As we get older, we exercise to keep our hearts healthy, do crossword puzzles to keep our brains agile and even have regular prostate exams.
But there’s one organ we use many times a day that doesn’t get much attention until it’s not working well: the bladder.
A small, stretchy, balloon-shaped organ that sits just behind the pubic bone, the bladder can hold about two cups of urine when healthy.
With age, the bladder’s elasticity naturally decreases, which can mean that it gets “full” faster, leading to more frequent urination.
In addition, the muscles that make up the bladder wall and pelvic floor can grow weaker, making it more difficult to empty the bladder completely. Leakage can also happen.
Here are some of the most common age-associated bladder problems, and a guide to keeping your bladder healthy at any age.
Urinary tract infections
Incomplete emptying of the bladder can lead to bacterial buildup and urinary tract infections, or UTIs. Caught early, UTIs are generally minor irritations, but if they are left untreated for long periods, they can cause kidney damage.
UTIs are harder to detect in kupuna, who often don’t exhibit the frequent, burning urge to urinate that is the hallmark symptom of a UTI. Instead, confusion or abdominal pain may be the only symptoms of a UTI in elders. UTIs are more common in women, who have a shorter urinary tract.
Lower urinary tract symptoms
Often the diagnosis with kupuna is simply LUTS, for lower urinary tract symptoms, which can include very frequent urination, particularly at night; difficulty beginning urination; straining to urinate; incomplete urination; and incontinence.

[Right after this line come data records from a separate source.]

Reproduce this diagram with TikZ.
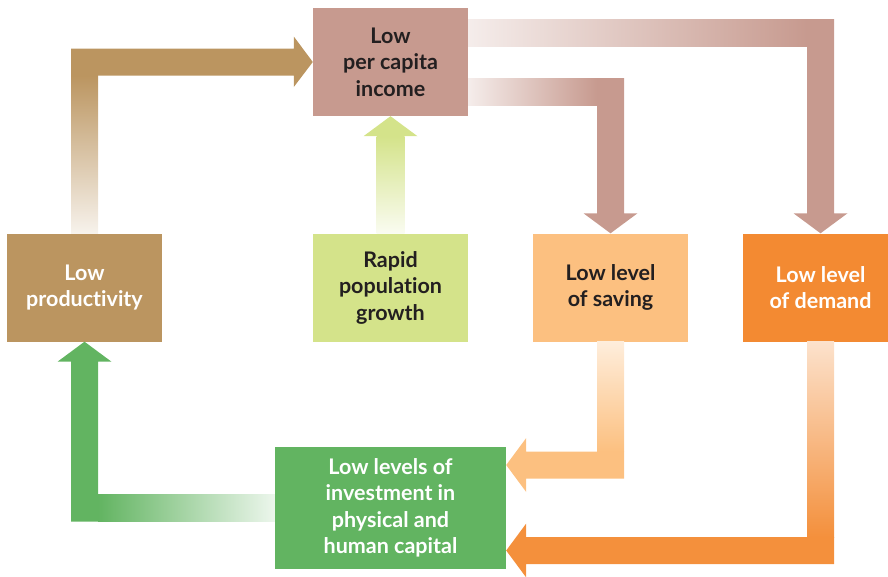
\documentclass[tikz,border=0pt]{standalone}
\usepackage{fontspec}
\setmainfont{Lato}[Ligatures=NoCommon]
\usetikzlibrary{calc}
\definecolor{incC}{HTML}{C79A8F}
\definecolor{prodC}{HTML}{BB9560}
\definecolor{rapC}{HTML}{D4E38A}
\definecolor{savC}{HTML}{FCC080}
\definecolor{demC}{HTML}{F38A32}
\definecolor{grnC}{HTML}{62B461}
\definecolor{ink}{HTML}{231F20}
\begin{document}
\begin{tikzpicture}[x=1pt,y=-1pt,
  box/.style={rectangle, inner sep=0pt, minimum width=155pt, minimum height=108pt,
    align=center, font=\fontsize{21.5}{26.5}\selectfont\bfseries, text=ink},
  wbox/.style={box, text=white}]
\useasboundingbox (0,0) rectangle (888,576);
% boxes
\node[box, fill=incC] (inc) at (390.5,62) {Low\\per capita\\income};
\node[wbox, fill=prodC] (prod) at (84.5,287.5) {Low\\productivity};
\node[box, fill=rapC] (rap) at (390.5,287.5) {Rapid\\population\\growth};
\node[box, fill=savC] (sav) at (610.5,287.5) {Low level\\of saving};
\node[wbox, fill=demC] (dem) at (820.5,287.5) {Low level\\of demand};
\node[wbox, fill=grnC, minimum width=231pt, minimum height=122pt] (inv) at (390.5,508)
  {Low levels of\\investment in\\physical and\\human capital};
% helper coordinates
\coordinate (a1) at ($(inc.east)+(0,-29.5)$);
\coordinate (a2) at ($(inc.east)+(0,29.5)$);
\coordinate (t1) at ($(inv.east)+(0,-43)$);
\coordinate (t2) at ($(inv.east)+(0,42.5)$);
% income -> demand
\path[left color=incC!18, right color=incC] ($(a1)+(0,-13.5)$) rectangle ($(dem.north |- a1)+(-13.5,13.5)$);
\fill[incC] ($(dem.north |- a1)+(-13.5,-13.5)$) -- ++(27,0) -- ($(dem.north)+(13.5,-20)$)
  -- ++(13.5,0) -- (dem.north) -- ++(-27,-20) -- ++(13.5,0) -- cycle;
% income -> saving
\path[left color=incC!18, right color=incC] ($(a2)+(0,-13.5)$) rectangle ($(sav.north |- a2)+(-13.5,13.5)$);
\fill[incC] ($(sav.north |- a2)+(-13.5,-13.5)$) -- ++(27,0) -- ($(sav.north)+(13.5,-20)$)
  -- ++(13.5,0) -- (sav.north) -- ++(-27,-20) -- ++(13.5,0) -- cycle;
% productivity -> income
\path[top color=prodC, bottom color=prodC!12] ($(prod.north)+(-13.5,0)$) rectangle ($(prod.north |- inc.west)+(13.5,13.5)$);
\fill[prodC] ($(prod.north |- inc.west)+(-13.5,-13.5)$) -- ($(inc.west)+(-19,-13.5)$) -- ++(0,-12)
  -- (inc.west) -- ($(inc.west)+(-19,25)$) -- ++(0,-11.5) -- ($(prod.north |- inc.west)+(-13.5,13.5)$) -- cycle;
% population -> income
\path[top color=rapC, bottom color=rapC!12] ($(rap.north)+(-14,0)$) rectangle ($(inc.south)+(14,20)$);
\fill[rapC] ($(inc.south)+(-27,20)$) -- (inc.south) -- ($(inc.south)+(27,20)$) -- cycle;
% saving -> investment
\path[top color=savC!28, bottom color=savC] ($(sav.south)+(-13.5,0)$) rectangle ($(sav.south |- t1)+(13.5,-13.5)$);
\fill[savC] ($(sav.south |- t1)+(-13.5,-13.5)$) -- ++(27,0) -- ++(0,27) -- ($(t1)+(20,13.5)$)
  -- ++(0,13.5) -- (t1) -- ($(t1)+(20,-27)$) -- ++(0,13.5) -- cycle;
% demand -> investment
\path[top color=demC!25, bottom color=demC!95] ($(dem.south)+(-13.5,0)$) rectangle ($(dem.south |- t2)+(13.5,-13.5)$);
\fill[demC!95] ($(dem.south |- t2)+(-13.5,-13.5)$) -- ++(27,0) -- ++(0,27) -- ($(t2)+(20,13.5)$)
  -- ++(0,13.5) -- (t2) -- ($(t2)+(20,-27)$) -- ++(0,13.5) -- cycle;
% investment -> productivity
\path[left color=grnC, right color=grnC!12] ($(inv.west)+(0,-13.5)$) rectangle ($(prod.south |- inv.west)+(13.5,13.5)$);
\fill[grnC] ($(prod.south |- inv.west)+(-13.5,13.5)$) -- ++(27,0) -- ($(prod.south)+(13.5,20)$)
  -- ++(13.5,0) -- (prod.south) -- ++(-27,20) -- ++(13.5,0) -- cycle;
\end{tikzpicture}
\end{document}
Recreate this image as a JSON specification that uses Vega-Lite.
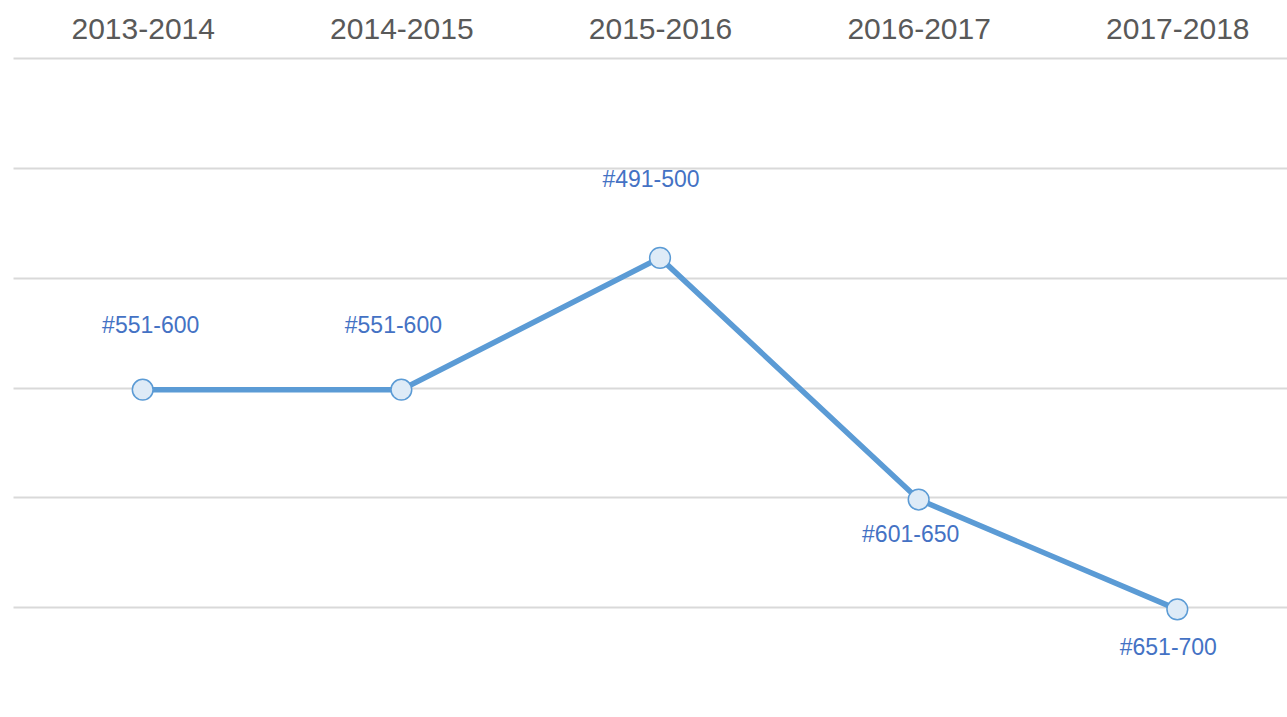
{
  "$schema": "https://vega.github.io/schema/vega-lite/v6.json",
  "width": 1274,
  "height": 659,
  "autosize": {"type": "none"},
  "padding": {"left": 13, "top": 58, "right": 0, "bottom": 0},
  "background": "white",
  "config": {"view": {"stroke": null}, "font": "Liberation Sans"},
  "data": {
    "values": [
      {"year": "2013-2014", "rank": 551, "label": "#551-600"},
      {"year": "2014-2015", "rank": 551, "label": "#551-600"},
      {"year": "2015-2016", "rank": 491, "label": "#491-500"},
      {"year": "2016-2017", "rank": 601, "label": "#601-650"},
      {"year": "2017-2018", "rank": 651, "label": "#651-700"}
    ]
  },
  "encoding": {
    "x": {
      "field": "year", "type": "ordinal", "title": null,
      "scale": {"type": "point", "padding": 0.4628, "align": 0.5418},
      "axis": {
        "orient": "top", "domain": false, "ticks": false, "grid": false,
        "labelFontSize": 30, "labelColor": "#595959", "labelPadding": 14,
        "labelFont": "Liberation Sans", "labelAngle": 0
      }
    },
    "y": {
      "field": "rank", "type": "quantitative", "title": null,
      "scale": {"domain": [400, 700], "reverse": true, "nice": false, "zero": false},
      "axis": {
        "values": [400, 450, 500, 550, 600, 650],
        "labels": false, "ticks": false, "domain": false,
        "grid": true, "gridColor": "#d9d9d9", "gridWidth": 2
      }
    }
  },
  "layer": [
    {"mark": {"type": "line", "color": "#5B9BD5", "strokeWidth": 5.5}},
    {"mark": {"type": "point", "filled": false, "shape": "circle", "size": 430, "fill": "#DEEBF7", "fillOpacity": 1, "stroke": "#5B9BD5", "strokeWidth": 1.5, "opacity": 1}},
    {
      "transform": [{"filter": "datum.year == '2013-2014'"}],
      "mark": {"type": "text", "fontSize": 23, "color": "#4472C4", "dx": 8, "dy": -64},
      "encoding": {"text": {"field": "label"}}
    },
    {
      "transform": [{"filter": "datum.year == '2014-2015'"}],
      "mark": {"type": "text", "fontSize": 23, "color": "#4472C4", "dx": -8, "dy": -64},
      "encoding": {"text": {"field": "label"}}
    },
    {
      "transform": [{"filter": "datum.year == '2015-2016'"}],
      "mark": {"type": "text", "fontSize": 23, "color": "#4472C4", "dx": -9, "dy": -78},
      "encoding": {"text": {"field": "label"}}
    },
    {
      "transform": [{"filter": "datum.year == '2016-2017'"}],
      "mark": {"type": "text", "fontSize": 23, "color": "#4472C4", "dx": -8, "dy": 35},
      "encoding": {"text": {"field": "label"}}
    },
    {
      "transform": [{"filter": "datum.year == '2017-2018'"}],
      "mark": {"type": "text", "fontSize": 23, "color": "#4472C4", "dx": -9, "dy": 39},
      "encoding": {"text": {"field": "label"}}
    }
  ]
}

LUTS can be managed with the right care and professional advice. Speak with your doctor if you experience any of the uncomfortable symptoms mentioned above.
Bladder cancer, which affects more men than women, is one of the more common cancers — and incidence increases with age. Considered highly treatable in its early stages, bladder cancer shares some symptoms with less serious conditions: painful urination, blood in urine and frequent urination. Talk to your doctor if you experience these symptoms.
Guide to a healthy bladder
There are many things you can do to make sure your bladder functions as well as possible.
>> Drink enough fluid. It can be tempting to drink less when faced with bladder difficulties, but drinking enough fluid is the National Institute on Aging’s No. 1 tip for bladder health. Aim to drink at least one large glass of fluid with each meal, and another large glass in between. The goal is to never feel thirsty.
>> Manage weight. Carrying extra pounds makes bladder problems more likely.
>> Stay active. When bladder function is compromised, some kupuna stay home in order to avoid embarrassment — but a sedentary lifestyle can weaken muscles further. Some studies have shown that prolonged sitting also raises the chances of a UTI. Find activities you enjoy, and don’t be afraid to use pads or other supports.
>> Eat a healthy diet. A fiber-rich diet can alleviate constipation, which can impair bladder function.
>> Manage chronic conditions like diabetes, which can damage nerves near the bladder and lead to loss of control; and high blood pressure, which can cause frequent urination.
>> Limit caffeine and alcohol, which can affect how much control you have over your bladder and how often you feel you need to go.
>> Exercise your pelvic floor. Also known as Kegels, pelvic floor exercises strengthen the muscles that control urine flow. A strong, toned pelvic floor can prevent leaks.
>> When urinating, empty your bladder completely. Complete urination flushes out the bacteria that can lead to urinary tract infections.
An aging bladder doesn’t have to keep you inside. Everyday wise choices can make all the difference in keeping your bladder healthy.
Dr. Ann M. Aspera is a urologist at Kaiser Permanente Hawaii.